Memory Bandwidth: Bandwidth is the largest amount of data (measured in megabytes per second) that can be moved over the external memory interface within a second. It's worked out by multiplying the bus width by the speed of its memory. In the case of DDR type memory, it should be multiplied by 2 once again. If it uses DDR5, multiply by ANOTHER 2x. The higher the bandwidth is, the better the card will be in general. It especially helps with AA, High Dynamic Range and higher screen resolutions.

Texel Rate: Texel rate is the maximum amount of texture map elements (texels) that can be processed per second. This figure is calculated by multiplying the total number of texture units of the card by the core clock speed of the chip. The better this number, the better the graphics card will be at texture filtering (anisotropic filtering - AF). It is measured in millions of texels processed per second.

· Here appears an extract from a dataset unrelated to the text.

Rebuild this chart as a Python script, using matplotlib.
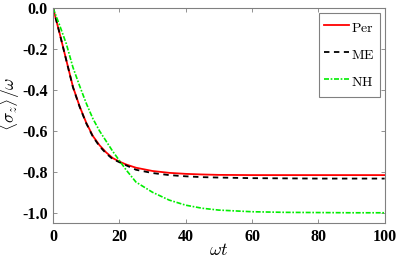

Pixel Rate: Pixel rate is the maximum number of pixels that the graphics card can possibly record to its local memory in one second - measured in millions of pixels per second. The figure is worked out by multiplying the number of Render Output Units by the the core clock speed. ROPs (Raster Operations Pipelines - also sometimes called Render Output Units) are responsible for filling the screen with pixels (the image). The actual pixel fill rate is also dependant on quite a few other factors, especially the memory bandwidth - the lower the bandwidth is, the lower the ability to get to the max fill rate.